PesonaKalimantan – Setelah lengsernya Bashar Al Assad dari kepemimpinan Suriah, situasi di negara tersebut tetap kompleks, dengan banyak pihak berkepentingan yang berupaya memengaruhi arah masa depan wilayah itu. Presiden terpilih Donald Trump, yang selama masa jabatan pertamanya dikenal dengan sikap nonintervensinya, kembali menyatakan bahwa konflik di Suriah bukan perang yang perlu melibatkan Amerika Serikat.
Situasi Pasca Assad: Perebutan Pengaruh di Suriah
Lengsernya Assad memicu perubahan besar di Suriah. Dari selatan, Israel terus melancarkan serangan untuk melemahkan pengaruh Iran. Di utara, kelompok pemberontak yang didukung Turki menguasai sebagian wilayah, menyebabkan warga Kurdi melarikan diri. Sementara itu, AS di bawah Presiden Joe Biden sebelumnya telah melancarkan serangan udara terhadap kelompok ISIS sebagai bagian dari upayanya mengelola risiko di kawasan tersebut.
Pendekatan Trump: Fokus pada Kepentingan Domestik dan Sekutu Utama
Trump, yang dikenal dengan prinsip “America First”, tetap menegaskan bahwa Amerika tidak akan terlibat secara mendalam dalam konflik Suriah. Dalam cuitannya, ia mengatakan, “Ini bukan perang kita.” Tulsi Gabbard, yang ditunjuk sebagai kepala badan intelijen dalam kabinet Trump, mendukung pendekatan ini. Ia menekankan bahwa Trump berkomitmen untuk mengakhiri perang dan mengutamakan keselamatan rakyat Amerika.
Baca Juga:
Namun, tantangan tetap ada. Dengan lengsernya Assad, AS perlu memastikan bahwa sekutu seperti Israel dan Yordania tetap terlindungi, serta mencegah kebangkitan kelompok-kelompok teroris seperti ISIS. Trump sebelumnya pernah memerintahkan serangan terhadap rezim Assad sebagai respons terhadap penggunaan senjata kimia, tetapi kebijakan utamanya adalah menarik pasukan dari Suriah, sebuah langkah yang menuai kritik luas.

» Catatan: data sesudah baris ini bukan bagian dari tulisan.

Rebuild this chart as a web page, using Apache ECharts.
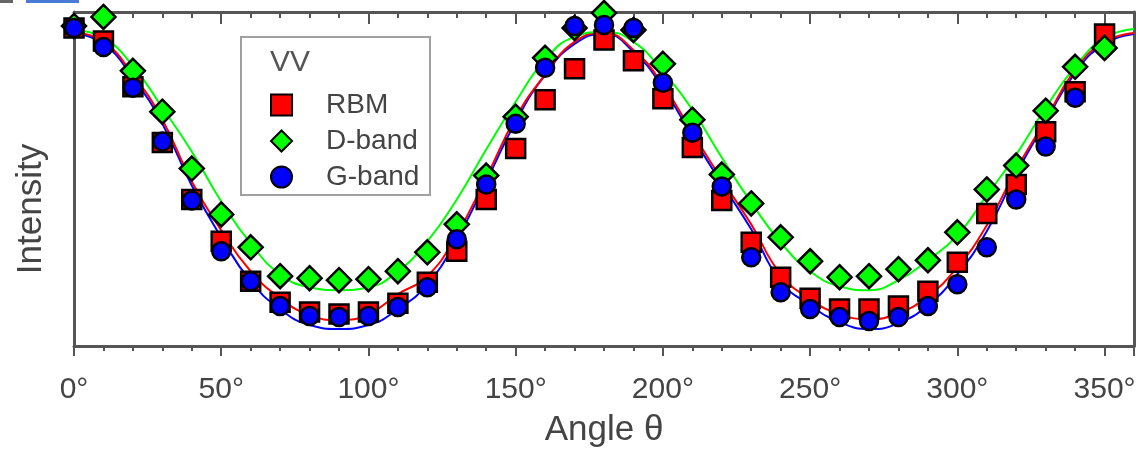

Dinamika Kawasan dan Masa Depan Kebijakan AS
Kawasan ini masih menjadi pusat perhatian global, dengan berbagai aktor yang memiliki agenda berbeda. Meski Trump menyatakan keinginannya untuk tidak terlibat, kebutuhan untuk melindungi sekutu dan mencegah potensi ancaman terorisme akan terus menjadi faktor dalam kebijakan luar negeri AS.
Dengan sikap Trump yang ingin membatasi intervensi, apakah AS mampu menjaga keseimbangan antara kepentingan domestik dan tuntutan global di kawasan ini? Hanya waktu yang akan menjawabnya.